(What is asked):
Produce an exact transcription of the listing below, omitting the pictures.

━━━ Given information ━━━

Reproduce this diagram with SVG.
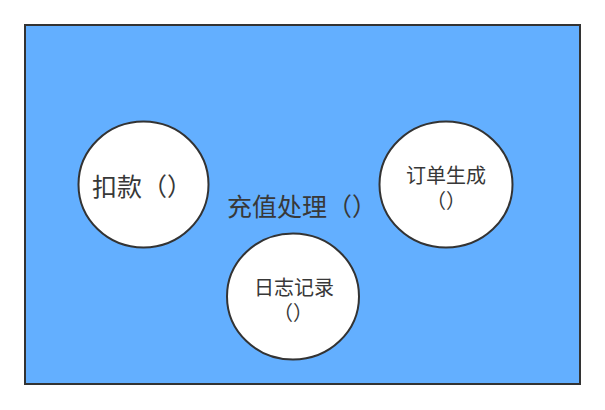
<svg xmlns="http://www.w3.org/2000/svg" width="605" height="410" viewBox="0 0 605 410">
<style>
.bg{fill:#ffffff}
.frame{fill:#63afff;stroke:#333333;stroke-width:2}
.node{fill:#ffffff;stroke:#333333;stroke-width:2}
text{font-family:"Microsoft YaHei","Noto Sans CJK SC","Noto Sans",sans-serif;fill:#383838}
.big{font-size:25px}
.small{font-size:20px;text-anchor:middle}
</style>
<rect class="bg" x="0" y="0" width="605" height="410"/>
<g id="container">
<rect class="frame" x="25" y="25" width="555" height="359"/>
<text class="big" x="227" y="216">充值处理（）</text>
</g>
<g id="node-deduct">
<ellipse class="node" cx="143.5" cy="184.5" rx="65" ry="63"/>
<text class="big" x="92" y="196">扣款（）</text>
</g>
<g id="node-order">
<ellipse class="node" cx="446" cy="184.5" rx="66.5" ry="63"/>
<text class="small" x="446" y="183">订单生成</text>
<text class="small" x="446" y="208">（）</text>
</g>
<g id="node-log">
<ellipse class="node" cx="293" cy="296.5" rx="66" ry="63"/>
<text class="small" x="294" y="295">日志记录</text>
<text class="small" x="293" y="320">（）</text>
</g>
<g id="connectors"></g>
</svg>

━━━

(Solution to this problem):
Reproduce this diagram with SVG.
<svg xmlns="http://www.w3.org/2000/svg" width="605" height="410" viewBox="0 0 605 410">
<style>
.bg{fill:#ffffff}
.frame{fill:#63afff;stroke:#333333;stroke-width:2}
.node{fill:#ffffff;stroke:#333333;stroke-width:2}
text{font-family:"Microsoft YaHei","Noto Sans CJK SC","Noto Sans",sans-serif;fill:#383838}
.big{font-size:25px}
.small{font-size:20px;text-anchor:middle}
</style>
<rect class="bg" x="0" y="0" width="605" height="410"/>
<g id="container">
<rect class="frame" x="25" y="25" width="555" height="359"/>
<text class="big" x="227" y="216">充值处理（）</text>
</g>
<g id="node-deduct">
<ellipse class="node" cx="143.5" cy="184.5" rx="65" ry="63"/>
<text class="big" x="92" y="196">扣款（）</text>
</g>
<g id="node-order">
<ellipse class="node" cx="446" cy="184.5" rx="66.5" ry="63"/>
<text class="small" x="446" y="183">订单生成</text>
<text class="small" x="446" y="208">（）</text>
</g>
<g id="node-log">
<ellipse class="node" cx="293" cy="296.5" rx="66" ry="63"/>
<text class="small" x="294" y="295">日志记录</text>
<text class="small" x="293" y="320">（）</text>
</g>
<g id="connectors"></g>
</svg>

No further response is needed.